▶ Data provided:
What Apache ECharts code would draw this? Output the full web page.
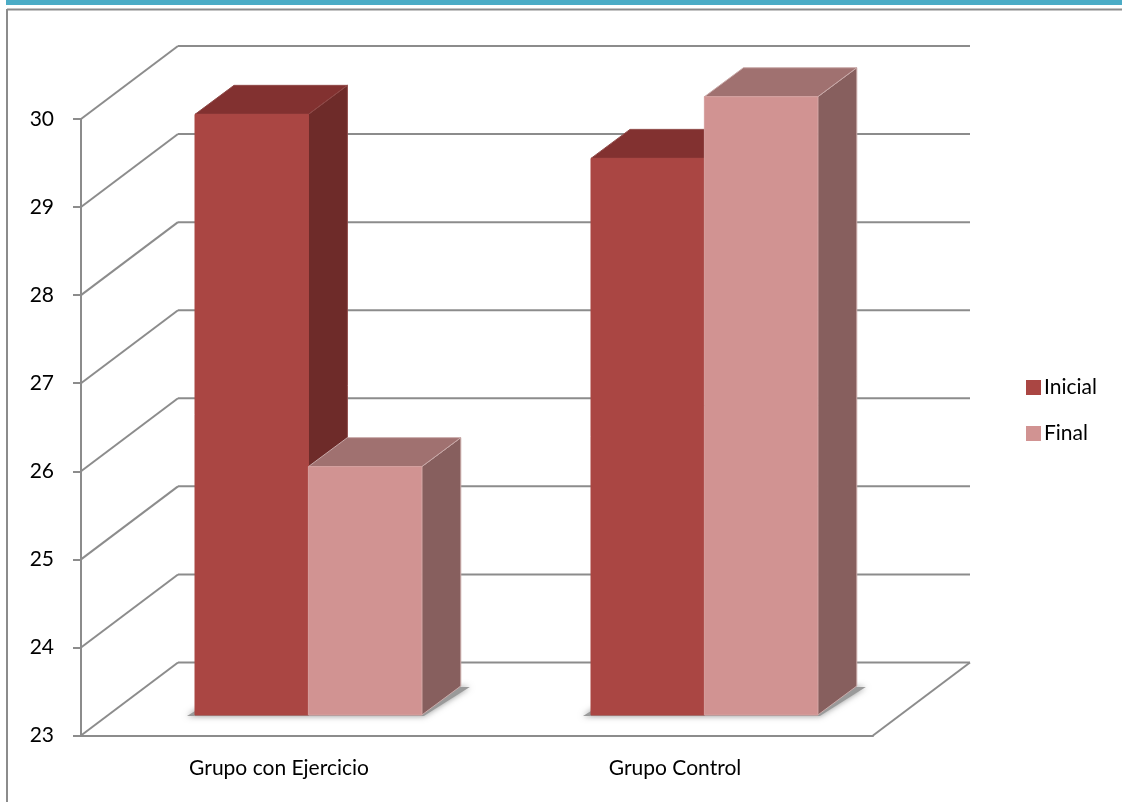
<!DOCTYPE html>
<html>
<head>
<meta charset="utf-8">
<style>html,body{margin:0;padding:0;background:#fff}#chart{width:1122px;height:802px}</style>
<script src="https://cdn.jsdelivr.net/npm/echarts@6/dist/echarts.min.js"></script>
</head>
<body>
<div id="chart"></div>
<script>
const categories = ['Grupo con Ejercicio', 'Grupo Control'];
const inicial = [29.82, 29.32];
const final = [25.82, 30.02];
const yTicks = [23, 24, 25, 26, 27, 28, 29, 30];
const AXIS_MIN = 23;
const AXIS_MAX = 30;

// Oblique projection of the 3D box: wall depth, bar depth and bar inset from the front edge.
const WALL_DX = 97, WALL_DY = 73;
const BAR_DX = 39, BAR_DY = 29;
const INSET_DX = 29.4, INSET_DY = 20.5;
const BAR_W = 113.4;

const GRID_COLOR = '#8c8c8c';
const LABEL_FONT = 'Lato, Carlito, "Open Sans", sans-serif';

const poly = (points, fill, stroke) => ({
  type: 'polygon',
  shape: { points },
  style: { fill, stroke: stroke || fill, lineWidth: 1 },
  silent: true
});

// One bar: front face, top face and right side face.
function boxRenderer(side, colors) {
  return (params, api) => {
    const i = api.value(0);
    const base = api.coord([i, AXIS_MIN]);
    const top = api.coord([i, api.value(1)]);
    const x0 = base[0] + INSET_DX + (side < 0 ? -BAR_W : 0);
    const x1 = x0 + BAR_W;
    const yb = base[1] - INSET_DY;
    const yt = top[1] - INSET_DY;
    return {
      type: 'group',
      children: [
        poly([[x1, yb], [x1 + BAR_DX, yb - BAR_DY], [x1 + BAR_DX, yt - BAR_DY], [x1, yt]], colors.side, colors.edge),
        poly([[x0, yt], [x1, yt], [x1 + BAR_DX, yt - BAR_DY], [x0 + BAR_DX, yt - BAR_DY]], colors.top, colors.edge),
        poly([[x0, yb], [x1, yb], [x1, yt], [x0, yt]], colors.front, colors.frontEdge)
      ]
    };
  };
}

// Side wall and back wall rule for one axis value; the lowest value also closes the floor.
function wallRenderer(params, api) {
  const v = api.value(1);
  const p0 = api.coord([0, v]);
  const p1 = api.coord([1, v]);
  const band = p1[0] - p0[0];
  const left = p0[0] - band / 2;
  const right = p1[0] + band / 2;
  const line = (a, b) => ({
    type: 'line',
    shape: { x1: a[0], y1: a[1], x2: b[0], y2: b[1] },
    style: { stroke: GRID_COLOR, lineWidth: 2 },
    silent: true
  });
  const y = p0[1];
  const children = [
    line([left, y], [left + WALL_DX, y - WALL_DY]),
    line([left + WALL_DX, y - WALL_DY], [right + WALL_DX, y - WALL_DY])
  ];
  if (v === AXIS_MIN) children.push(line([right, y], [right + WALL_DX, y - WALL_DY]));
  return { type: 'group', children };
}

// Soft shadow the pair of bars throws on the floor.
function shadowRenderer(params, api) {
  const base = api.coord([api.value(0), AXIS_MIN]);
  const cx = base[0] + INSET_DX;
  const yb = base[1] - INSET_DY;
  return {
    type: 'polygon',
    shape: { points: [
      [cx - BAR_W - 8, yb + 1],
      [cx + BAR_W + 2, yb + 1],
      [cx + BAR_W + BAR_DX + 9, yb - BAR_DY + 1],
      [cx - BAR_W + BAR_DX, yb - BAR_DY + 1]
    ] },
    style: { fill: '#9a9a9a', shadowBlur: 6, shadowColor: 'rgba(120,120,120,0.8)' },
    silent: true
  };
}

const inicialColors = { front: '#aa4643', frontEdge: '#aa4643', top: '#823130', side: '#6e2b29', edge: '#8f4a48' };
const finalColors = { front: '#d19392', frontEdge: '#d6a09f', top: '#a07170', side: '#875f5e', edge: '#c9aaa9' };

const chart = echarts.init(document.getElementById('chart'), null, { renderer: 'canvas' });
chart.setOption({
  animation: false,
  backgroundColor: '#ffffff',
  textStyle: { fontFamily: LABEL_FONT },
  grid: { left: 81, top: 119, width: 792, height: 616.5 },
  legend: {
    orient: 'vertical',
    left: 1021,
    top: 372,
    itemWidth: 15,
    itemHeight: 15,
    itemGap: 25,
    icon: 'rect',
    selectedMode: false,
    data: ['Inicial', 'Final'],
    textStyle: { color: '#000', fontSize: 21, fontFamily: LABEL_FONT, padding: [0, 0, 0, -2] }
  },
  xAxis: {
    type: 'category',
    data: categories,
    axisLine: { lineStyle: { color: GRID_COLOR, width: 2 } },
    axisTick: { alignWithLabel: false, length: 6, lineStyle: { color: GRID_COLOR, width: 2 } },
    axisLabel: { color: '#000', fontSize: 21, margin: 22, fontFamily: LABEL_FONT },
    splitLine: { show: false }
  },
  yAxis: {
    type: 'value',
    min: AXIS_MIN,
    max: AXIS_MAX,
    interval: 1,
    axisLine: { show: true, lineStyle: { color: GRID_COLOR, width: 2 } },
    axisTick: { show: true, length: 8, lineStyle: { color: GRID_COLOR, width: 2 } },
    axisLabel: { color: '#000', fontSize: 21, margin: 27, fontFamily: LABEL_FONT },
    splitLine: { show: false }
  },
  series: [
    { name: 'wall', type: 'custom', z: 1, silent: true, renderItem: wallRenderer, data: yTicks.map(v => [0, v]) },
    { name: 'floor', type: 'custom', z: 1, silent: true, renderItem: shadowRenderer, data: categories.map((c, i) => [i, AXIS_MIN]) },
    { name: 'Inicial', type: 'custom', z: 3, clip: false, silent: true, itemStyle: { color: inicialColors.front }, renderItem: boxRenderer(-1, inicialColors), data: inicial.map((v, i) => [i, v]) },
    { name: 'Final', type: 'custom', z: 4, clip: false, silent: true, itemStyle: { color: finalColors.front }, renderItem: boxRenderer(1, finalColors), data: final.map((v, i) => [i, v]) }
  ],
  // Page furniture: teal band along the top and the frame's top and left rules.
  graphic: [
    { type: 'rect', silent: true, shape: { x: 6, y: 0, width: 1116, height: 5 }, style: { fill: '#4bacc6' } },
    { type: 'line', silent: true, shape: { x1: 7, y1: 9.5, x2: 1122, y2: 9.5 }, style: { stroke: GRID_COLOR, lineWidth: 2 } },
    { type: 'line', silent: true, shape: { x1: 7, y1: 9, x2: 7, y2: 802 }, style: { stroke: GRID_COLOR, lineWidth: 2 } }
  ]
});
</script>
</body>
</html>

▶ Exercise task: Repeat, word for word and with no pictures, only the lines running from the beginning of the data to the line that contains "const AXIS_MAX = 30;".

▶ Expected answer:
What Apache ECharts code would draw this? Output the full web page.
<!DOCTYPE html>
<html>
<head>
<meta charset="utf-8">
<style>html,body{margin:0;padding:0;background:#fff}#chart{width:1122px;height:802px}</style>
<script src="https://cdn.jsdelivr.net/npm/echarts@6/dist/echarts.min.js"></script>
</head>
<body>
<div id="chart"></div>
<script>
const categories = ['Grupo con Ejercicio', 'Grupo Control'];
const inicial = [29.82, 29.32];
const final = [25.82, 30.02];
const yTicks = [23, 24, 25, 26, 27, 28, 29, 30];
const AXIS_MIN = 23;
const AXIS_MAX = 30;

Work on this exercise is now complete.